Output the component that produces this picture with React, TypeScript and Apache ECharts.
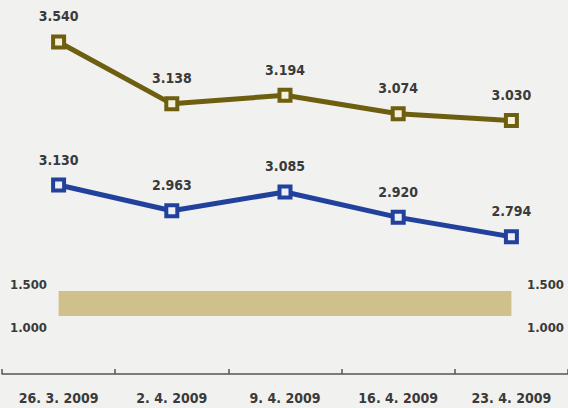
import React, { useEffect, useRef } from "react";
import * as echarts from "echarts";

const categories = ["26. 3. 2009", "2. 4. 2009", "9. 4. 2009", "16. 4. 2009", "23. 4. 2009"];
const goldValues = [3540, 3138, 3194, 3074, 3030];
const blueValues = [3130, 2963, 3085, 2920, 2794];
const breakTicks = [1000, 1500];
const breakBand = [1132, 1420];

const fmt = (v: number) => {
  const s = String(Math.round(v));
  return s.length > 3 ? s.slice(0, s.length - 3) + "." + s.slice(s.length - 3) : s;
};

const FONT = "'DejaVu Sans Condensed', 'DejaVu Sans', sans-serif";
const GOLD = "#6e5e10";
const BLUE = "#21419c";
const TEXT = "#3a3a3a";

export default function App() {
  const ref = useRef<HTMLDivElement>(null);
  useEffect(() => {
    if (!ref.current) return;
    const chart = echarts.init(ref.current, undefined, { renderer: "svg" });
    const labelStyle = {
      show: true,
      position: "top" as const,
      distance: 11,
      fontFamily: FONT,
      fontWeight: "bold" as const,
      fontSize: 14,
      color: TEXT,
      formatter: (p: any) => fmt(p.value),
    };
    chart.setOption({
      animation: false,
      backgroundColor: "#f1f1ef",
      grid: [
        { left: 2, right: 0, top: 17, bottom: 34 },
        { left: 2, right: 0, top: 284, bottom: 80.5 },
      ],
      xAxis: [
        {
          type: "category",
          gridIndex: 0,
          data: categories,
          boundaryGap: true,
          axisLine: { lineStyle: { color: "#555", width: 1.5 } },
          axisTick: { show: true, inside: true, length: 5, lineStyle: { color: "#555", width: 1.5 } },
          axisLabel: {
            margin: 17,
            fontFamily: FONT,
            fontWeight: "bold",
            fontSize: 14,
            color: TEXT,
          },
        },
        {
          type: "category",
          gridIndex: 1,
          data: categories,
          boundaryGap: true,
          show: false,
        },
      ],
      yAxis: [
        { type: "value", gridIndex: 0, min: 1384, max: 3702, show: false },
        { type: "value", gridIndex: 0, min: 1903, max: 4221, show: false },
        {
          type: "value",
          gridIndex: 1,
          min: breakTicks[0],
          max: breakTicks[1],
          interval: breakTicks[1] - breakTicks[0],
          position: "left",
          axisLine: { show: false },
          axisTick: { show: false },
          splitLine: { show: false },
          axisLabel: {
            inside: true,
            margin: 8,
            fontFamily: FONT,
            fontWeight: "bold",
            fontSize: 13,
            color: TEXT,
            formatter: (v: number) => fmt(v),
          },
        },
        {
          type: "value",
          gridIndex: 1,
          min: breakTicks[0],
          max: breakTicks[1],
          interval: breakTicks[1] - breakTicks[0],
          position: "right",
          axisLine: { show: false },
          axisTick: { show: false },
          splitLine: { show: false },
          axisLabel: {
            inside: true,
            margin: 4,
            fontFamily: FONT,
            fontWeight: "bold",
            fontSize: 13,
            color: TEXT,
            formatter: (v: number) => fmt(v),
          },
        },
      ],
      series: [
        {
          type: "line",
          xAxisIndex: 0,
          yAxisIndex: 0,
          data: goldValues,
          symbol: "rect",
          symbolSize: 11,
          lineStyle: { color: GOLD, width: 5 },
          itemStyle: { color: "#f5f1dc", borderColor: GOLD, borderWidth: 4 },
          label: labelStyle,
          z: 3,
        },
        {
          type: "line",
          xAxisIndex: 0,
          yAxisIndex: 1,
          data: blueValues,
          symbol: "rect",
          symbolSize: 11,
          lineStyle: { color: BLUE, width: 5 },
          itemStyle: { color: "#eef0f8", borderColor: BLUE, borderWidth: 4 },
          label: labelStyle,
          z: 3,
        },
        {
          type: "line",
          xAxisIndex: 1,
          yAxisIndex: 2,
          data: [],
          markArea: {
            silent: true,
            itemStyle: { color: "#cfc08c", opacity: 1 },
            data: [
              [
                { xAxis: categories[0], yAxis: breakBand[0] },
                { xAxis: categories[categories.length - 1], yAxis: breakBand[1] },
              ],
            ],
          },
        },
      ],
    });
    return () => chart.dispose();
  }, []);
  return (
    <div
      ref={ref}
      style={{ position: "fixed", left: 0, top: 0, width: 568, height: 408 }}
    />
  );
}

########################################

▶ **Work required**: Transcribe the opening line of the listing above, please, and every line after it through the line with "import * as", word for word, without pictures.

▶ **Output for this task**:
Output the component that produces this picture with React, TypeScript and Apache ECharts.
import React, { useEffect, useRef } from "react";
import * as echarts from "echarts";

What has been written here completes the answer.